Success rarely follows a straight line—and the CEOs of Amazon and JPMorgan agree Gen Z needs to embrace the grind

For Gen Z, tuning out the noise about the economy and the future of work might feel easier said than done. But Pichai is far from alone in pushing young people to loosen their grip on rigid career plans—and to accept that setbacks, not smooth sailing, tend to produce the most success.

Amazon CEO Andy Jassy recently urged young professionals to embrace starting at the bottom rather than chasing shortcuts to the top.

“If you aren’t willing to start at the bottom and pay your dues, it’s unlikely that you’re going to ever be successful,” Jassy said earlier this year on Capital Group’s Power of Advice podcast. “You have to be willing to start at the bottom. You have to do whatever people ask you to do, within reason.”

Mistakes and setbacks are an inevitable part of career journeys, he said. What matters is maintaining curiosity and a willingness to adapt: “You just have to be a learning machine.”

JPMorgan Chase CEO Jamie Dimon has delivered a similar message—albeit with considerably more tough love.

“There’s going to be a grunt part to every part of a job,” Dimon said at an event in Davos, Switzerland earlier this year. “Get over it.”

And even when times are tough, Dimon advised against trying to job-hop simply for the sake of avoiding friction.

“Do not get a new job,” Dimon said. “Some people are always thinking, and they’re ruining their lives because they should just enjoy what they’re doing.”

The lesson even extends beyond the corporate corner office.

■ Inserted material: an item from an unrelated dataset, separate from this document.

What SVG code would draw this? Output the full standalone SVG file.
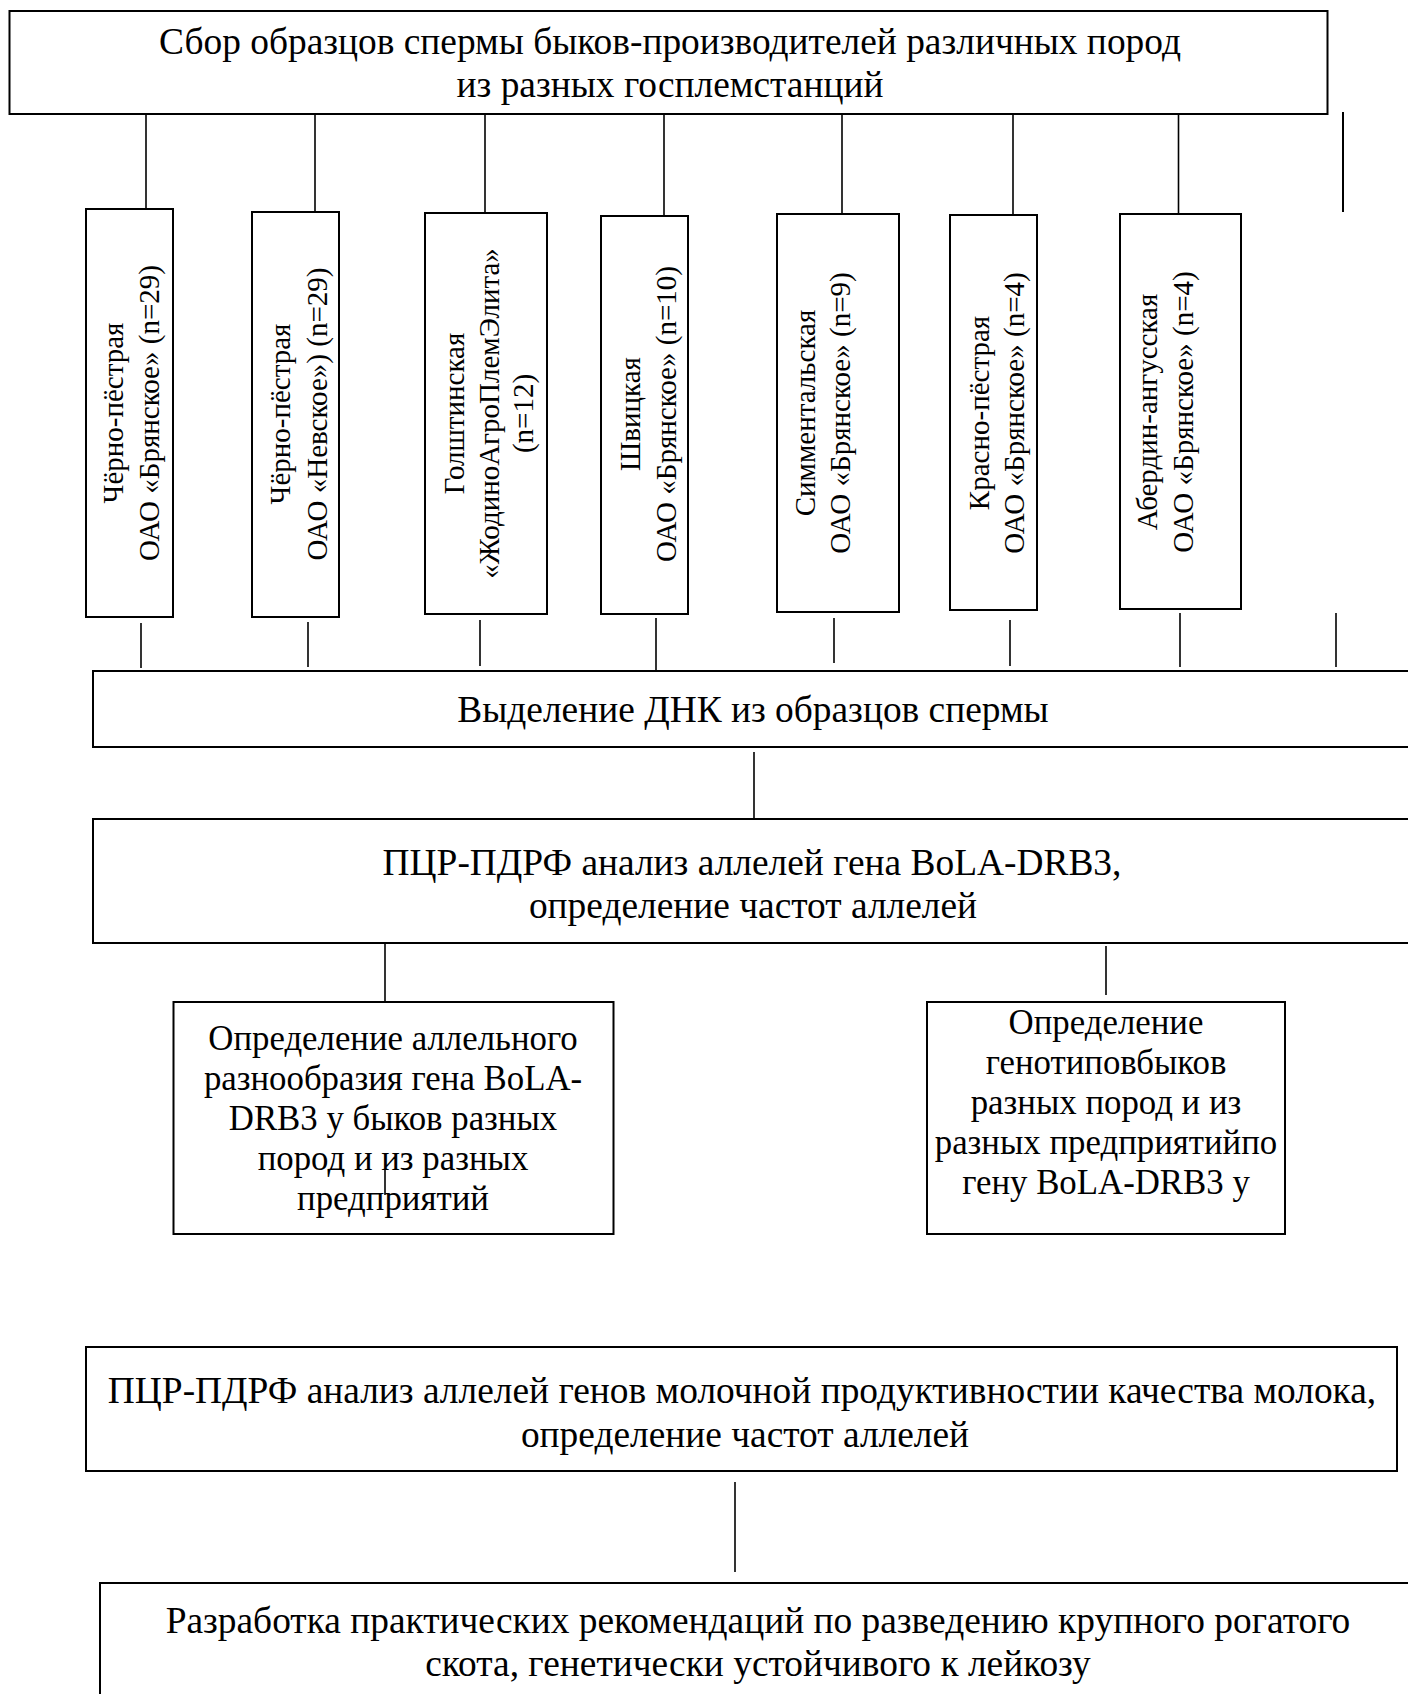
<svg xmlns="http://www.w3.org/2000/svg" width="1408" height="1694" viewBox="0 0 1408 1694">
<style>
.box{fill:#fff;stroke:#000;stroke-width:2}
.ln{stroke:#000;stroke-width:1.6;fill:none}
text{font-family:"Liberation Serif","Times New Roman",serif;fill:#000;text-anchor:middle}
.h{font-size:37.4px}
.m{font-size:34.8px}
.v{font-size:29px}
</style>
<rect width="1408" height="1694" fill="#fff"/>
<g id="connectors">
<line class="ln" x1="146" y1="114" x2="146" y2="209"/>
<line class="ln" x1="315" y1="114" x2="315" y2="212"/>
<line class="ln" x1="485" y1="114" x2="485" y2="213"/>
<line class="ln" x1="664" y1="114" x2="664" y2="216"/>
<line class="ln" x1="842" y1="114" x2="842" y2="214"/>
<line class="ln" x1="1013" y1="114" x2="1013" y2="215"/>
<line class="ln" x1="1178.5" y1="114" x2="1178.5" y2="214"/>
<line class="ln" x1="1343" y1="112" x2="1343" y2="212" style="stroke-width:2"/>
<line class="ln" x1="141" y1="623" x2="141" y2="668"/>
<line class="ln" x1="308" y1="622" x2="308" y2="667"/>
<line class="ln" x1="480" y1="620" x2="480" y2="666"/>
<line class="ln" x1="656" y1="618" x2="656" y2="671"/>
<line class="ln" x1="834" y1="618" x2="834" y2="663"/>
<line class="ln" x1="1010" y1="620" x2="1010" y2="666"/>
<line class="ln" x1="1180" y1="613" x2="1180" y2="667"/>
<line class="ln" x1="1336" y1="613" x2="1336" y2="667"/>
<line class="ln" x1="754" y1="752" x2="754" y2="819"/>
<line class="ln" x1="385" y1="943" x2="385" y2="1002"/>
<line class="ln" x1="1106" y1="946" x2="1106" y2="995"/>
<line class="ln" x1="735" y1="1482" x2="735" y2="1572"/>
</g>
<g id="n-top">
<rect class="box" x="9.5" y="11" width="1318" height="103"/>
<text class="h" x="670" y="54">Сбор образцов спермы быков-производителей различных пород</text>
<text class="h" x="670" y="97">из разных госплемстанций</text>
</g>
<g id="n-b1">
<rect class="box" x="86" y="209" width="87" height="408"/>
<text class="v" transform="translate(122.5,413) rotate(-90)">Чёрно-пёстрая</text>
<text class="v" transform="translate(159,413) rotate(-90)">ОАО «Брянское» (n=29)</text>
</g>
<g id="n-b2">
<rect class="box" x="252" y="212" width="87" height="405"/>
<text class="v" transform="translate(290,414) rotate(-90)">Чёрно-пёстрая</text>
<text class="v" transform="translate(327,414) rotate(-90)">ОАО «Невское») (n=29)</text>
</g>
<g id="n-b3">
<rect class="box" x="425" y="213" width="122" height="401"/>
<text class="v" transform="translate(464,413.5) rotate(-90)">Голштинская</text>
<text class="v" transform="translate(499,413.5) rotate(-90)">«ЖодиноАгроПлемЭлита»</text>
<text class="v" transform="translate(533,413.5) rotate(-90)">(n=12)</text>
</g>
<g id="n-b4">
<rect class="box" x="601" y="216" width="87" height="398"/>
<text class="v" transform="translate(640,414) rotate(-90)">Швицкая</text>
<text class="v" transform="translate(676,414) rotate(-90)">ОАО «Брянское» (n=10)</text>
</g>
<g id="n-b5">
<rect class="box" x="777" y="214" width="122" height="398"/>
<text class="v" transform="translate(815,413) rotate(-90)">Симментальская</text>
<text class="v" transform="translate(850,413) rotate(-90)">ОАО «Брянское» (n=9)</text>
</g>
<g id="n-b6">
<rect class="box" x="950" y="215" width="87" height="395"/>
<text class="v" transform="translate(989,413) rotate(-90)">Красно-пёстрая</text>
<text class="v" transform="translate(1024,413) rotate(-90)">ОАО «Брянское» (n=4)</text>
</g>
<g id="n-b7">
<rect class="box" x="1120" y="214" width="121" height="395"/>
<text class="v" transform="translate(1157,412) rotate(-90)">Абердин-ангусская</text>
<text class="v" transform="translate(1193,412) rotate(-90)">ОАО «Брянское» (n=4)</text>
</g>
<g id="n-dna">
<rect class="box" x="93" y="671" width="1340" height="76"/>
<text class="h" x="753" y="721.5">Выделение ДНК из образцов спермы</text>
</g>
<g id="n-pcr">
<rect class="box" x="93" y="819" width="1340" height="124"/>
<text class="h" x="752" y="875">ПЦР-ПДРФ анализ аллелей гена BoLA-DRB3,</text>
<text class="h" x="753" y="918">определение частот аллелей</text>
</g>
<g id="n-a">
<rect class="box" x="173.5" y="1002" width="440" height="232"/>
<text class="m" x="393" y="1050">Определение аллельного</text>
<text class="m" x="393" y="1090">разнообразия гена BoLA-</text>
<text class="m" x="393" y="1130">DRB3 у быков разных</text>
<text class="m" x="393" y="1170">пород и из разных</text>
<text class="m" x="393" y="1210">предприятий</text>
<line class="ln" x1="385" y1="1170" x2="385" y2="1195"/>
</g>
<g id="n-b">
<rect class="box" x="927" y="1002" width="358" height="232"/>
<text class="m" x="1106" y="1034">Определение</text>
<text class="m" x="1106" y="1074">генотиповбыков</text>
<text class="m" x="1106" y="1114">разных пород и из</text>
<text class="m" x="1106" y="1154">разных предприятийпо</text>
<text class="m" x="1106" y="1194">гену BoLA-DRB3 у</text>
</g>
<g id="n-milk">
<rect class="box" x="86" y="1347" width="1311" height="124"/>
<text class="h" x="742" y="1403">ПЦР-ПДРФ анализ аллелей генов молочной продуктивностии качества молока,</text>
<text class="h" x="745" y="1447">определение частот аллелей</text>
</g>
<g id="n-rec">
<rect class="box" x="100" y="1583" width="1340" height="140"/>
<text class="h" x="758" y="1633">Разработка практических рекомендаций по разведению крупного рогатого</text>
<text class="h" x="758" y="1676">скота, генетически устойчивого к лейкозу</text>
</g>
</svg>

Fox News anchor Dana Perino has said her career accelerated once she took someone’s advice and stopped trying to manufacture a perfect path.

“Once I focused and stopped trying to do everything, all the other opportunities came at the right time,” she told Fortune earlier this year.

Her advice to young people mirrors Pichai’s broader message: don’t obsess over finding the perfect first step.

“Just start working—wherever it is,” she said. “It doesn’t mean you have to stay there for two years.”